Open mic tersebut menampilkan 15 penampil dengan latar belakang dan cerita yang beragam. Ada lima orang laki-laki yang juga berbagi cerita, termasuk Sebastian Partogi, 30 tahun, seorang wartawan yang menceritakan tentang standar ganda dalam masyarakat terhadap lelaki feminin.
“Karena ekspresi gender saya yang feminin, sejak sekolah saya harus bekerja dua kali lebih keras untuk membuktikan diri saya juga bisa berprestasi. Namun tetap saja stigmanya masih ada. Dan itu memiliki efek pada kesehatan mental saya.

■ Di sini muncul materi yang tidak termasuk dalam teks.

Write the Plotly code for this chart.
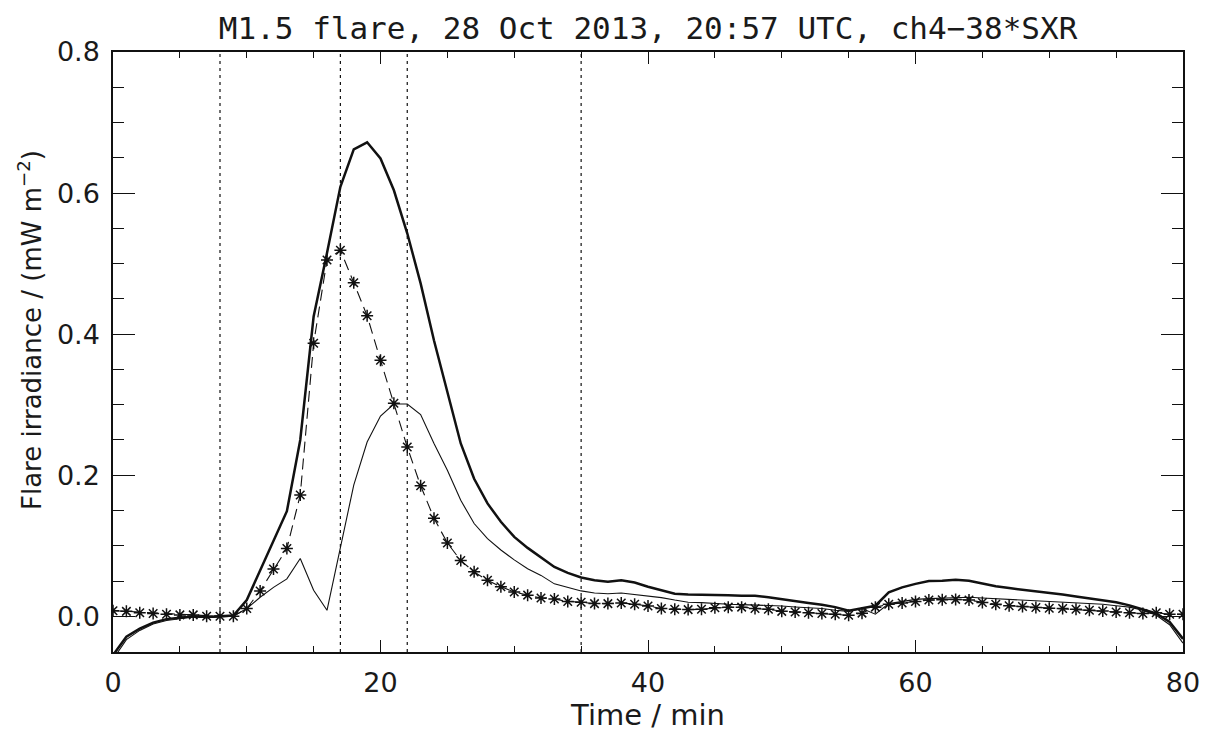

Setelah berbagi cerita lewat tulisan, ternyata lega banget rasanya,” kata Sebastian.
Baca juga: Rayya Makarim dan Tema Kekerasan Seksual dalam Film Indonesia
Riset menunjukkan bahwa literasi memiliki dampak positif dalam proses penyembuhan trauma. Penelitian Limor Pinhasi-Vittorio, yang hasilnya diterbitkan oleh Journal of Poetry Therapy pada 2018, mengeksplorasi peran literasi terhadap kehidupan perempuan yang sedang dalam pemulihan dari penyalahgunaan zat adiktif. Penelitian ini berfokus pada karya-karya dari sebuah lokakarya menulis dan membaca prosa, puisi.
Dari pengamatan Pinhasi dan Vittorio, lokakarya tersebut membuat para peserta menemukan suara mereka dalam tulisan; mengalami perubahan persepsi terhadap diri mereka dan mengapresiasi satu sama lain; mendapatkan sarana ekspresi dan berbagi trauma-trauma masa lalu, serta membicarakan tentang kecanduan mereka.
Menurut Eliza, medium seni membantu para penyintas untuk lebih memahami pengalaman itu, apa ihwal ketidakadilan yang dialami. Karena sifatnya yang sangat personal, seni pun juga dapat diartikan sebagai penanda dari korban menjadi penyintas atau pejuang, ujarnya.
“Dengan seni dan kisah kita bisa membangun empati orang lain yang tidak bisa terjalin dengan sekadar fakta atau statistik. Kisah penyintas pun penting untuk mematahkan asumsi keliru yang banyak dimiliki masyarakat yang mungkin belum pernah mendengar langsung dari para penyintas,” kata Eliza.
Sebagai penulis, Dewi Nov mengatakan ia tahu betul bagaimana seni membantunya dalam memulihkan trauma yang sudah 19 tahun ia pendam.
“Ketika dituangkan dalam sebuah karya seni, ada semacam jarak antara aku dan karya itu. Hal ini membuat aku memiliki ruang untuk berefleksi terhadap apa yang terjadi padaku. Sudah sejauh mana aku pulih, dan bagaimana lagi yang perlu aku pulihkan,” ujarnya.